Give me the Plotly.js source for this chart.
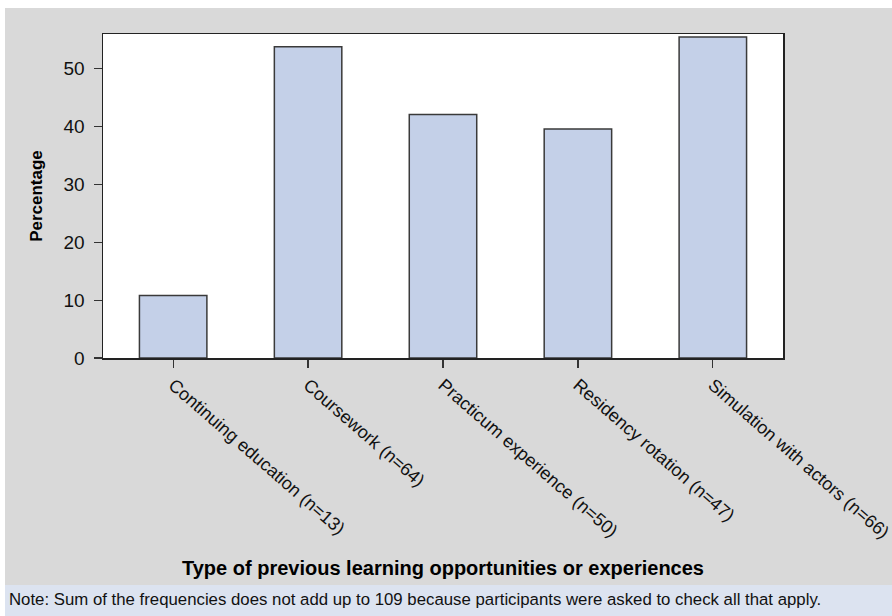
<!DOCTYPE html>
<html><head><meta charset="utf-8">
<script src="https://cdn.plot.ly/plotly-3.0.1.min.js"></script>
<style>html,body{margin:0;padding:0;background:#fff}</style>
</head><body>
<div id="chart" style="width:892px;height:616px"></div>
<script>
const categories = ["Continuing education (n=13)","Coursework (n=64)","Practicum experience (n=50)","Residency rotation (n=47)","Simulation with actors (n=66)"];
const percentages = [10.8, 53.8, 42.1, 39.6, 55.5];
const yTicks = [0, 10, 20, 30, 40, 50];
const noteText = "Note: Sum of the frequencies does not add up to 109 because participants were asked to check all that apply.";

const W = 892, H = 616, L = 103, R = 109, T = 34, B = 258;
const pw = W - L - R, ph = H - T - B;
const px = x => (x - L) / pw;
const py = y => (H - B - y) / ph;
const font = "Liberation Sans, Arial, sans-serif";

const trace = {
  type: "bar",
  x: categories,
  y: percentages,
  width: 0.5,
  marker: {color: "#c4d0e8", line: {color: "#3a3a3a", width: 1.5}},
  hoverinfo: "x+y"
};

const layout = {
  width: W, height: H,
  margin: {l: L, r: R, t: T, b: B, pad: 0},
  paper_bgcolor: "#d9d9d9",
  plot_bgcolor: "#ffffff",
  showlegend: false,
  font: {family: font, color: "#000", size: 18},
  xaxis: {
    type: "category",
    range: [-0.52, 4.52],
    tickangle: 41,
    ticks: "outside", ticklen: 8, tickcolor: "#333", tickwidth: 1.2,
    showline: true, mirror: true, linecolor: "#222", linewidth: 1.5,
    showgrid: false, zeroline: false, automargin: false,
    tickfont: {family: font, size: 18, color: "#111"},
    title: {text: "Type of previous learning opportunities or experiences", standoff: 19,
            font: {family: font, size: 20, color: "#000", weight: "bold"}}
  },
  yaxis: {
    range: [0, 56],
    tickvals: yTicks,
    ticks: "outside", ticklen: 8, tickcolor: "#333", tickwidth: 1.2,
    showline: true, mirror: true, linecolor: "#222", linewidth: 1.5,
    showgrid: false, zeroline: false, automargin: false,
    ticklabelstandoff: 5,
    tickfont: {family: font, size: 19, color: "#111"},
    title: {text: "Percentage", standoff: 16,
            font: {family: font, size: 17, color: "#000", weight: "bold"}}
  },
  shapes: [
    {type: "rect", xref: "paper", yref: "paper", x0: px(0), x1: px(W), y0: py(8), y1: py(0),
     fillcolor: "#ffffff", line: {width: 0}},
    {type: "rect", xref: "paper", yref: "paper", x0: px(0), x1: px(5), y0: py(H), y1: py(0),
     fillcolor: "#ffffff", line: {width: 0}},
    {type: "rect", xref: "paper", yref: "paper", x0: px(5), x1: px(W), y0: py(H), y1: py(585),
     fillcolor: "#dce3f0", line: {width: 0}}
  ],
  annotations: [
    {text: noteText, xref: "paper", yref: "paper", x: px(7), y: py(599),
     xanchor: "left", yanchor: "middle", showarrow: false,
     font: {family: font, size: 16.8, color: "#111"}}
  ]
};

Plotly.newPlot("chart", [trace], layout, {displayModeBar: false, staticPlot: true});
</script>
</body></html>
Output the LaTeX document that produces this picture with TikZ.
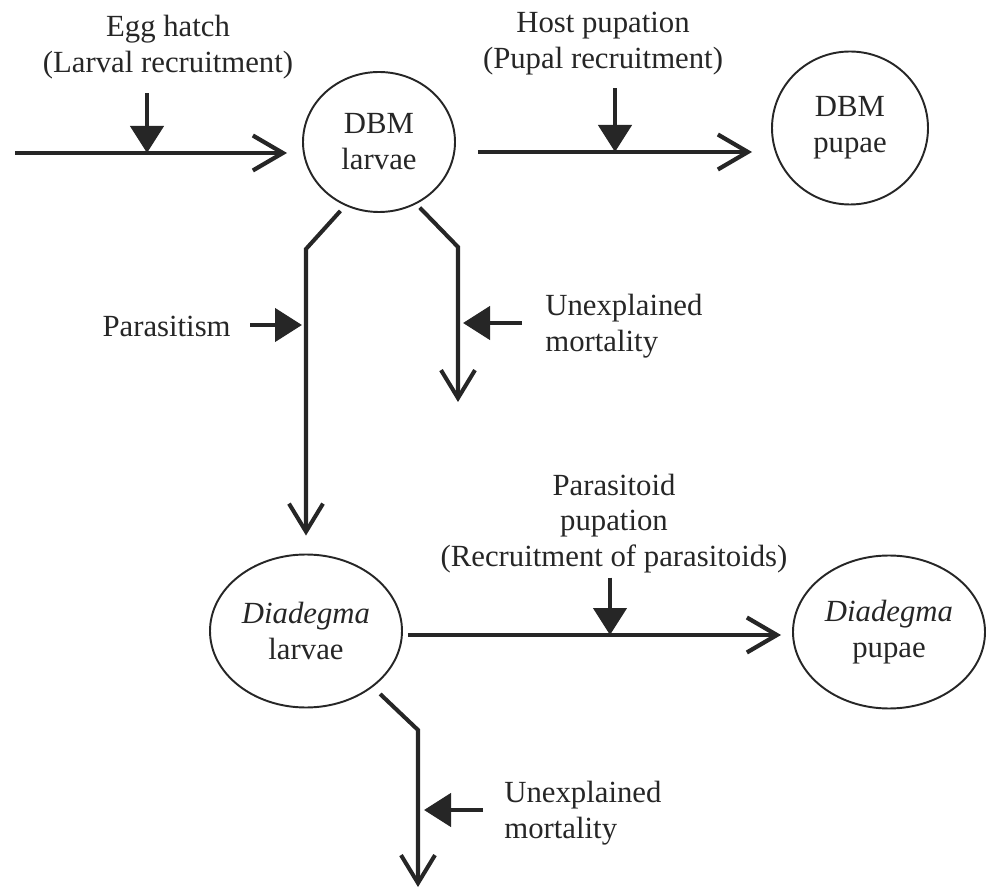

● Given task:
Search the data above for the string "chart" and copy each line that has it.

● Completed task:
Give me the Plotly.js source for this chart.
<div id="chart" style="width:892px;height:616px"></div>
Plotly.newPlot("chart", [trace], layout, {displayModeBar: false, staticPlot: true});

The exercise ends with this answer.